» **Work instructions**: In exact form, please repeat the records from their opening line down to the line with "6.17, 3.95, 1.50, 0.05, -1.05, -1.00, -0.62, -0.08, 0.47]", including that line.

» **Task input**:

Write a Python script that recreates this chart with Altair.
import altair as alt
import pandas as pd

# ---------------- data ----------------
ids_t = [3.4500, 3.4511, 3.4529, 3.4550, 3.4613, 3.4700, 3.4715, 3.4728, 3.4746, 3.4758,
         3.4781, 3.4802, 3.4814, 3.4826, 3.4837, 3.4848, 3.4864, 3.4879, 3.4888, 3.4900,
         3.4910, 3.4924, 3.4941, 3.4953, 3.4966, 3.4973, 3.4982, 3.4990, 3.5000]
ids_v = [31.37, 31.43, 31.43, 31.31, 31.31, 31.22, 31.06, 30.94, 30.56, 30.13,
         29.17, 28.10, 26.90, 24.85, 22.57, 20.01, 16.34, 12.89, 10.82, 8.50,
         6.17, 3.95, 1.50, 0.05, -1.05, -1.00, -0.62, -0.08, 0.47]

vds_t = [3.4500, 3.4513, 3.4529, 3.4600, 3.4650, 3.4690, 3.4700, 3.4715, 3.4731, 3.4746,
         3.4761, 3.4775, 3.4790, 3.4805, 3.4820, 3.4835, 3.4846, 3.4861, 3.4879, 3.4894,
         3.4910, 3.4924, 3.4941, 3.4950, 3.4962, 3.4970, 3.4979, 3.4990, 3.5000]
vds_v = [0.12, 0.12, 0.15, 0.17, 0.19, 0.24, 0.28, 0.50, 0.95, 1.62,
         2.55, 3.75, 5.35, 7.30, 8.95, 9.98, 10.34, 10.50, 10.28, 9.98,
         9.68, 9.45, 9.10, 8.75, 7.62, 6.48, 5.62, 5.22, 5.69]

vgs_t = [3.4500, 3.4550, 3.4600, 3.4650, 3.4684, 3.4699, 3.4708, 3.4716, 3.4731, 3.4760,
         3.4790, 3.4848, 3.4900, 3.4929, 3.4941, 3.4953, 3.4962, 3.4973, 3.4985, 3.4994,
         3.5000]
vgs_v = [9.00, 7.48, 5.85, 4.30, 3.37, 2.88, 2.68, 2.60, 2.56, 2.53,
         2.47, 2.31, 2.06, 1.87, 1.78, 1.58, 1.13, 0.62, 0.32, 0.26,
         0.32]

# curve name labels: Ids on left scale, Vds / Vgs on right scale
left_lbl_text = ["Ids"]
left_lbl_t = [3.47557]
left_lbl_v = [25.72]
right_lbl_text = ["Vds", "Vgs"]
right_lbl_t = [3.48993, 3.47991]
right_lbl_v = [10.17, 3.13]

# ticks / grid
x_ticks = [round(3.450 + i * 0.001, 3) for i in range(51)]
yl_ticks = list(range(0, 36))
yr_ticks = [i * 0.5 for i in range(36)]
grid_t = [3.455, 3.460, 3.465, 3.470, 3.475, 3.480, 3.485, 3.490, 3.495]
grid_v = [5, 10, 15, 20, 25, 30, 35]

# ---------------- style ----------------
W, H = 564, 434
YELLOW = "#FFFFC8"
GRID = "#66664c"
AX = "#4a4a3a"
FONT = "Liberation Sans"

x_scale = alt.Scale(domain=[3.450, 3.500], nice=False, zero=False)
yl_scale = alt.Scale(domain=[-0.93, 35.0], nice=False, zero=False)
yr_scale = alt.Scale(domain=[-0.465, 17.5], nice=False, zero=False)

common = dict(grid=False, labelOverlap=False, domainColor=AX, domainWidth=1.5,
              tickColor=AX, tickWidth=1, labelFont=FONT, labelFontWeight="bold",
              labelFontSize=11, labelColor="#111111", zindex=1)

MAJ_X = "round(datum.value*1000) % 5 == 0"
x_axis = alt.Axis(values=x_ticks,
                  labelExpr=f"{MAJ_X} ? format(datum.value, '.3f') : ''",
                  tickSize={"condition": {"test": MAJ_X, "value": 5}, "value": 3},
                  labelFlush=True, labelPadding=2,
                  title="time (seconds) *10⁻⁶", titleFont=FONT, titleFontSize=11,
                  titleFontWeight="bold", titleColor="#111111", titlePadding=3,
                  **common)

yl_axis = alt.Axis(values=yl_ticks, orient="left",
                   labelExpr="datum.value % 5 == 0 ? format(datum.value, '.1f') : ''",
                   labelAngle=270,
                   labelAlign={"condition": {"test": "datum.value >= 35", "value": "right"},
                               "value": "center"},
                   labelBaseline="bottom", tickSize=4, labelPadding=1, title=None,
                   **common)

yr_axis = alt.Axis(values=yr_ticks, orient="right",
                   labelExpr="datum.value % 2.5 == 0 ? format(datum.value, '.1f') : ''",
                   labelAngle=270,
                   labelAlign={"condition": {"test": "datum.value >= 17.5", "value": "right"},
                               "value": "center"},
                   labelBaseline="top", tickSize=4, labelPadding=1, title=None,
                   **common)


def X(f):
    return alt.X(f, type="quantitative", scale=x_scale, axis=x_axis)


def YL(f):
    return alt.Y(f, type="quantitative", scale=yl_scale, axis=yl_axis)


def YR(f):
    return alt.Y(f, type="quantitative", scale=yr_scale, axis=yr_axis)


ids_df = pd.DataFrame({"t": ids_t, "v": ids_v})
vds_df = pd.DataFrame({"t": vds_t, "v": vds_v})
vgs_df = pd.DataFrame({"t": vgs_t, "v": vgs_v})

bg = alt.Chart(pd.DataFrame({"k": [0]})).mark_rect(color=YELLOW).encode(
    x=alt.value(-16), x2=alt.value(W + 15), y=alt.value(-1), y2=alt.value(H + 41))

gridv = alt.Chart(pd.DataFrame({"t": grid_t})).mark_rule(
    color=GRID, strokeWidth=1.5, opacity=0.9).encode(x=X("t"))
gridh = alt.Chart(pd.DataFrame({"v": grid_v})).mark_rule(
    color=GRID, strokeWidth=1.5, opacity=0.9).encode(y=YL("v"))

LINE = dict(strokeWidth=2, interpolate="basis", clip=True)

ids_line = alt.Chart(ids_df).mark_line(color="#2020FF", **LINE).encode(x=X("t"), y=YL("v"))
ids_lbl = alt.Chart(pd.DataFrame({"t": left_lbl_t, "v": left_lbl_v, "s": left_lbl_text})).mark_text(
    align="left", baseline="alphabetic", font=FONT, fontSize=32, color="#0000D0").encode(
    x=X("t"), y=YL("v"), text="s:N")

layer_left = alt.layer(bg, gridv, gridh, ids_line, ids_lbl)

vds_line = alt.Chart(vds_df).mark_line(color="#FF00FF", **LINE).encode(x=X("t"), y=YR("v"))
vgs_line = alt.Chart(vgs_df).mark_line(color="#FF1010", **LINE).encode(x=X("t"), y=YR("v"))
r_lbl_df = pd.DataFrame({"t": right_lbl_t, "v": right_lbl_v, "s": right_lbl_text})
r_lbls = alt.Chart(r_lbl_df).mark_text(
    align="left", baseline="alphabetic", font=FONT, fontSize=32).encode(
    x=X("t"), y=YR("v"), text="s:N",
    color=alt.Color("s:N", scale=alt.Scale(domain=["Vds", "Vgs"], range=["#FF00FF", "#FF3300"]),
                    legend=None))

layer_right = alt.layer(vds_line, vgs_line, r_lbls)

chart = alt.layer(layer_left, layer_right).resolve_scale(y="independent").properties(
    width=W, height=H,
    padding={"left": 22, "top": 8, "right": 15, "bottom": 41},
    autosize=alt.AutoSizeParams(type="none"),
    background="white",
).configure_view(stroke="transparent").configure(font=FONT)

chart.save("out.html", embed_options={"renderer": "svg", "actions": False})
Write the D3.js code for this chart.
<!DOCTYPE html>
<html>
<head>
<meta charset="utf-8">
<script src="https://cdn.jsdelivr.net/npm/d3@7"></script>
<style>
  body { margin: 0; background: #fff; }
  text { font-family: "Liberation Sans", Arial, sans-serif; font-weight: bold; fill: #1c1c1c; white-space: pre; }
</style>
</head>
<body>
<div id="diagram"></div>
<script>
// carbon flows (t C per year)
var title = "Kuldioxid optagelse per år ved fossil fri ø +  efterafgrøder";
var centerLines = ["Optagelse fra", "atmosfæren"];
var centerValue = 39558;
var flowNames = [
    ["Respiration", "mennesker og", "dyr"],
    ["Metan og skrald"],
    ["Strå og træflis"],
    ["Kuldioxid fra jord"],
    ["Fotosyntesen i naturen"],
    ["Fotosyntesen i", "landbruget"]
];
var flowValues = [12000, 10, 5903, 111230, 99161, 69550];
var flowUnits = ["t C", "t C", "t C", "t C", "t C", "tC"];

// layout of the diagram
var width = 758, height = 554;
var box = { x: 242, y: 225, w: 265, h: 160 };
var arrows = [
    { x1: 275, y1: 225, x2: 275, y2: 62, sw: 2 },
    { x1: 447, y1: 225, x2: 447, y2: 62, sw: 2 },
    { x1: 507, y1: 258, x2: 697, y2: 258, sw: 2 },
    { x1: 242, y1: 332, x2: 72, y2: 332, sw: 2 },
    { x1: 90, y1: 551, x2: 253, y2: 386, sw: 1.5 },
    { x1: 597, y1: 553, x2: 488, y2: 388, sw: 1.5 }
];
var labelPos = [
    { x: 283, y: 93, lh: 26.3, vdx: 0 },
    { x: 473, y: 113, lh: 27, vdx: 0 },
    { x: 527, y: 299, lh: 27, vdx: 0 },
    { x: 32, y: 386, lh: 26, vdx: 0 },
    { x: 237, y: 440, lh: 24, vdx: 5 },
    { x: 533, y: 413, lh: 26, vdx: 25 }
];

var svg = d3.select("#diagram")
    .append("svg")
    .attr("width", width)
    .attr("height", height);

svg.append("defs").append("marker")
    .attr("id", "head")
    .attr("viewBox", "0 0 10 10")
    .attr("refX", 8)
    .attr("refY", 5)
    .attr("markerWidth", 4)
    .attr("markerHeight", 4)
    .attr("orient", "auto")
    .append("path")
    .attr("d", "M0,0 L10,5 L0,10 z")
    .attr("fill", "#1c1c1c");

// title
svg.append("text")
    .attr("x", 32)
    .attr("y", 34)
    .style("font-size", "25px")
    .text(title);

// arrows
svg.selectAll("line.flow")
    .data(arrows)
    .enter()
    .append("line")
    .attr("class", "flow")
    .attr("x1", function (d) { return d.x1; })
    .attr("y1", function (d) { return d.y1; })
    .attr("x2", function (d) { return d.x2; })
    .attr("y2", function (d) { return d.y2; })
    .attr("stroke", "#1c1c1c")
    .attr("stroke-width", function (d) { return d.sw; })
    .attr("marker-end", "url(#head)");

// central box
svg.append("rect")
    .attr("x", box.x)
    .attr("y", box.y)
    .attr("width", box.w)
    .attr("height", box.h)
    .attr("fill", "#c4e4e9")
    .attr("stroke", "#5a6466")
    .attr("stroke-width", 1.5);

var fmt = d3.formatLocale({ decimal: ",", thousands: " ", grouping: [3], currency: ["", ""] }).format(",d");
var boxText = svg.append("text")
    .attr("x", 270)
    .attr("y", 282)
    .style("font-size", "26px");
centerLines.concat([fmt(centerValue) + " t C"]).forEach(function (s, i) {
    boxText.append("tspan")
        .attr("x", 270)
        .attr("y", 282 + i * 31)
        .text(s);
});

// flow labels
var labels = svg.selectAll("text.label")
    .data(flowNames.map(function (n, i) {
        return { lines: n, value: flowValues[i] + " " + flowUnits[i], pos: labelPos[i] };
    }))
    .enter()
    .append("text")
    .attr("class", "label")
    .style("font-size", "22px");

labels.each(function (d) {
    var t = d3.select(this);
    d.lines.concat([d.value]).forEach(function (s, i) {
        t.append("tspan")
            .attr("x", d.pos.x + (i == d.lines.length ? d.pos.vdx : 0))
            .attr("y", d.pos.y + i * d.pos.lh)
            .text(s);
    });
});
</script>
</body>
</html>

» **Task answer**:
Write a Python script that recreates this chart with Altair.
import altair as alt
import pandas as pd

# ---------------- data ----------------
ids_t = [3.4500, 3.4511, 3.4529, 3.4550, 3.4613, 3.4700, 3.4715, 3.4728, 3.4746, 3.4758,
         3.4781, 3.4802, 3.4814, 3.4826, 3.4837, 3.4848, 3.4864, 3.4879, 3.4888, 3.4900,
         3.4910, 3.4924, 3.4941, 3.4953, 3.4966, 3.4973, 3.4982, 3.4990, 3.5000]
ids_v = [31.37, 31.43, 31.43, 31.31, 31.31, 31.22, 31.06, 30.94, 30.56, 30.13,
         29.17, 28.10, 26.90, 24.85, 22.57, 20.01, 16.34, 12.89, 10.82, 8.50,
         6.17, 3.95, 1.50, 0.05, -1.05, -1.00, -0.62, -0.08, 0.47]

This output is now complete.